### WORK TO BE COMPLETED
Each line that includes the string "this" counts once; give the total and nothing else.

[START RECORDS SUPPLIED]

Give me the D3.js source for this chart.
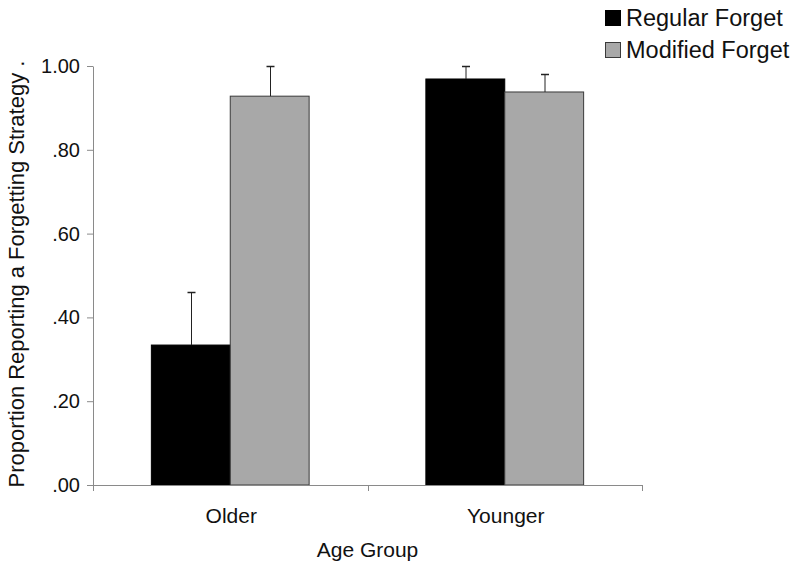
<!DOCTYPE html>
<html><head><meta charset="utf-8">
<script src="https://cdn.jsdelivr.net/npm/d3@7"></script>
<style>body{margin:0;background:#fff}svg{display:block;font-family:"Liberation Sans",Arial,sans-serif}</style>
</head><body>
<svg id="c" width="800" height="567"></svg>
<script>
const categories = ["Older", "Younger"];
const seriesNames = ["Regular Forget", "Modified Forget"];
const regularValues = [0.334, 0.969];
const modifiedValues = [0.928, 0.938];
const regularErrors = [0.127, 0.031];
const modifiedErrors = [0.072, 0.043];
const yTicks = [0, 0.2, 0.4, 0.6, 0.8, 1.0];
const yTickLabels = [".00", ".20", ".40", ".60", ".80", "1.00"];
const colors = ["#000000", "#a8a8a8"];

const svg = d3.select("#c");
const mLeft = 93, mRight = 642, mTop = 66, mBottom = 485;
const x0 = d3.scaleBand().domain(categories).range([mLeft, mRight]).paddingInner(0).paddingOuter(0);
const x1 = d3.scaleBand().domain(seriesNames).range([0, x0.bandwidth()]).paddingInner(0).paddingOuter(0.74);
const y = d3.scaleLinear().domain([0, 1]).range([mBottom, mTop]);

const data = categories.map((c, i) => ({
  cat: c,
  vals: [
    {s: seriesNames[0], v: regularValues[i], e: regularErrors[i], color: colors[0]},
    {s: seriesNames[1], v: modifiedValues[i], e: modifiedErrors[i], color: colors[1]}
  ]
}));

// bars
const g = svg.append("g");
const groups = g.selectAll("g.grp").data(data).join("g").attr("class", "grp")
  .attr("transform", d => `translate(${x0(d.cat)},0)`);
groups.selectAll("rect").data(d => d.vals).join("rect")
  .attr("x", d => x1(d.s))
  .attr("y", d => y(d.v))
  .attr("width", x1.bandwidth())
  .attr("height", d => y(0) - y(d.v))
  .attr("fill", d => d.color)
  .attr("stroke", d => d.color === "#000000" ? "#000" : "#3a3a3a")
  .attr("stroke-width", 1);

// error bars (upper only)
groups.selectAll("g.err").data(d => d.vals).join("g").attr("class", "err").each(function(d) {
  const cx = Math.round(x1(d.s) + x1.bandwidth() / 2) + 0.5;
  const e = d3.select(this);
  const ty = Math.round(y(d.v + d.e)) + 0.5;
  e.append("line").attr("x1", cx).attr("x2", cx).attr("y1", y(d.v)).attr("y2", ty)
    .attr("stroke", "#222").attr("stroke-width", 1);
  e.append("line").attr("x1", cx - 4).attr("x2", cx + 4).attr("y1", ty).attr("y2", ty)
    .attr("stroke", "#222").attr("stroke-width", 1.5);
});

// y axis
const yAxis = d3.axisLeft(y).tickValues(yTicks).tickFormat((d, i) => yTickLabels[i]).tickSize(6).tickSizeOuter(0);
const ya = svg.append("g").attr("transform", `translate(${mLeft},0)`).call(yAxis);
ya.select(".domain").attr("stroke", "#8a8a8a");
ya.selectAll(".tick line").attr("stroke", "#8a8a8a");
ya.selectAll(".tick text").attr("font-size", 20).attr("fill", "#111").attr("font-family", "Liberation Sans, Arial, sans-serif").attr("x", -13);

// x axis
const xa = svg.append("g").attr("transform", `translate(0,${mBottom})`);
xa.append("line").attr("x1", mLeft).attr("x2", mRight).attr("y1", 0.5).attr("y2", 0.5).attr("stroke", "#8a8a8a");
const sepTicks = [mLeft, ...categories.slice(1).map(c => x0(c)), mRight];
xa.selectAll("line.t").data(sepTicks).join("line").attr("class", "t")
  .attr("x1", d => Math.round(d) + 0.5).attr("x2", d => Math.round(d) + 0.5).attr("y1", 0).attr("y2", 6).attr("stroke", "#8a8a8a");
xa.selectAll("text").data(categories).join("text")
  .attr("x", d => x0(d) + x0.bandwidth() / 2 + 1).attr("y", 38)
  .attr("text-anchor", "middle").attr("font-size", 21).attr("fill", "#111").text(d => d);

// axis titles
svg.append("text").attr("x", (mLeft + mRight) / 2).attr("y", 557).attr("text-anchor", "middle")
  .attr("font-size", 21).attr("fill", "#111").text("Age Group");
svg.append("text").attr("transform", `translate(24,${274}) rotate(-90)`).attr("text-anchor", "middle")
  .attr("font-size", 22).attr("fill", "#111").text("Proportion Reporting a Forgetting Strategy .");

// legend
const leg = svg.append("g");
seriesNames.forEach((s, i) => {
  const yy = 10 + i * 32;
  leg.append("rect").attr("x", 605.5).attr("y", yy + 0.5).attr("width", 15).attr("height", 15)
    .attr("fill", colors[i]).attr("stroke", i === 0 ? "#000" : "#3a3a3a");
  leg.append("text").attr("x", 626).attr("y", yy + 16).attr("font-size", 23.5).attr("fill", "#111").text(s);
});
</script>
</body></html>
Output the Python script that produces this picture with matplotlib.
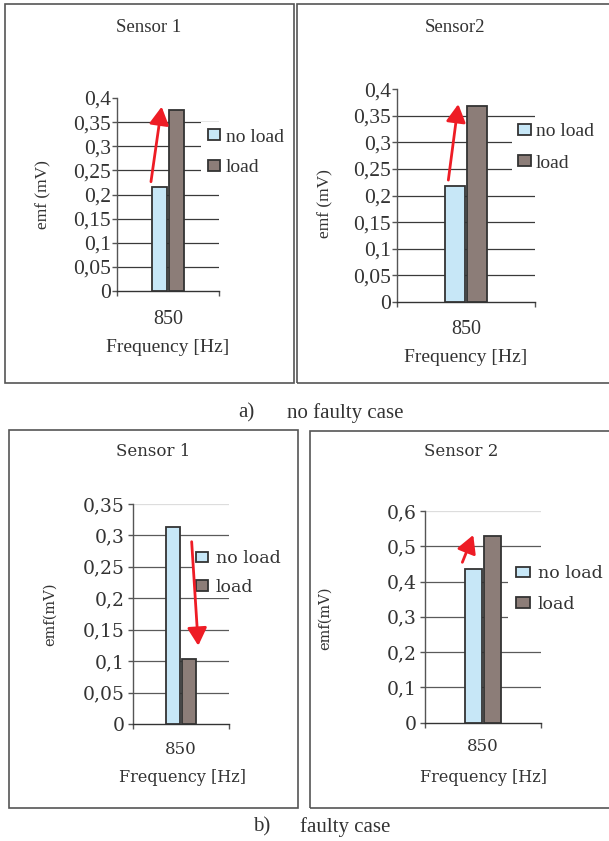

[END RECORDS SUPPLIED]

### COMPLETE RESPONSE
3